Cutaway — "The Pirate Ship." Map = the ship in side cross-section, like a picture-book cutaway; zones = crow's nest, galley, captain's cabin, cargo hold, deck. Toddlers adore cutaways, and a side-view cutaway is naturally 3:2. Works equally for an anthill, a beaver dam, or a dollhouse. This is the strongest "still architecture, totally different feel" option.

Vehicle as town — "The Long Long Train." Map = the whole train side-on (inherently wide!); zones = engine cab, passenger coach, dining car, freight car, caboose. Bonus semantic layer: the child can reason about where things hide (teapot → dining car), which turns map choice into deduction instead of pure exploration. Same shape works for a cruise ship or airplane.

Open — "Grandma's Attic." Map = one cozy attic crammed with big closed things; zones = the steamer trunk, the wardrobe, a hatbox stack, a dresser drawer, a toy chest. The dive means opening, not entering. One integrity caution: containers "contain everything," so the target-≠-room's-stock rule needs care (no toy targets inside the toy chest) — but that same density makes decoys effortless.

Descend — "Down in the Pond." Map = a vertical-ish cross-section of water rendered wide: lily-pad surface, mid-water kelp, the muddy bottom, an underwater cave, a sunken rowboat. The dive means going deeper. Same skeleton: a big tree (roots → trunk hollow → branches → crown nest) or a mountain (meadow → forest → snowline → peak).

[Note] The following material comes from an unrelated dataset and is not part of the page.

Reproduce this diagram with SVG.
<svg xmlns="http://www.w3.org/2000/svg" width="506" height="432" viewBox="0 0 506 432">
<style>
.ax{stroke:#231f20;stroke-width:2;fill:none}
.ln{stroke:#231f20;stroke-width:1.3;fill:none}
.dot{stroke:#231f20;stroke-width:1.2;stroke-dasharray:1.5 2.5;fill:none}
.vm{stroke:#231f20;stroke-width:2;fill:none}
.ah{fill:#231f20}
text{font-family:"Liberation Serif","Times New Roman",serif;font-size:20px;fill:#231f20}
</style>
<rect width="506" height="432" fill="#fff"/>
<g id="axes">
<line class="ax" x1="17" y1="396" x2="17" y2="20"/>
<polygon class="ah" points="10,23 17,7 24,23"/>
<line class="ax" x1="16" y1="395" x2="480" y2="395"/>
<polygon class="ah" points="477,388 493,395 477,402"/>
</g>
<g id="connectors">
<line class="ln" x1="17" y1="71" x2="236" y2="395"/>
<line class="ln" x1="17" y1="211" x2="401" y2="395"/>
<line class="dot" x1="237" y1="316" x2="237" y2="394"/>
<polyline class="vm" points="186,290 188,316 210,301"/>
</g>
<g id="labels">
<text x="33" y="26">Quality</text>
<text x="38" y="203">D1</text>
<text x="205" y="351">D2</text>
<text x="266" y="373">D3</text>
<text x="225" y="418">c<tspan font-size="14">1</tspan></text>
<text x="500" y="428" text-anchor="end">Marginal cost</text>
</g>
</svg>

Step into a picture — "The Little Museum." Map = a gallery wall of framed paintings; zones = the frames; dive = into the painting. The killer feature: each space can be a wildly different art style/world (a snowy landscape, an undersea scene, a jungle) while the gallery frame keeps it coherent — your palette-only town context becomes per-frame freedom instead of a constraint. "The Aquarium" (hall of tanks, each a biome) is the same trick with less meta.

Body as town — "The Friendly Giant" / "The Sleepy Dragon." Map = one big gentle creature; zones = its backpack, hat, cupped hands, tail curl, the nest it sits in. Warm and character-driven where town is architectural. A robot variant (hatches into gear-rooms) skews slightly older.

Time as zones — "One Meadow, Four Seasons." Map = a four-panel poster of the same meadow in spring/summer/autumn/winter; dive = into that season. Same place, objects hidden differently per moment (the sled only exists in winter). Most conceptually novel; the map is least "map-like," so it's the riskiest read for a toddler — I'd rank it a later experiment.

How I'd rank them

For cheapest novelty win: Pirate Ship cutaway and Long Long Train — zero engine risk, strong new feel, natural 3:2. For biggest "whoa" from the existing dive animation: Tiny Meadow, because the zoom becomes a shrink. For most art variety per town: Little Museum/Aquarium. Grandma's Attic is the most toddler-intimate but needs the most integrity care.

One cross-cutting observation: town-hunt currently gives no clue about where an object hides — the child learns by exploring. Settings with semantic affinity (train cars, ship rooms, aquarium tanks) quietly add a reasoning layer — "where would a teapot be?" — with zero engine work, which also differentiates it further from Find All! and Hide-and-Peek.

If any of these land, I can write the winners up as idea cards in raster-lab/ideas/ in the same format as your other idea files.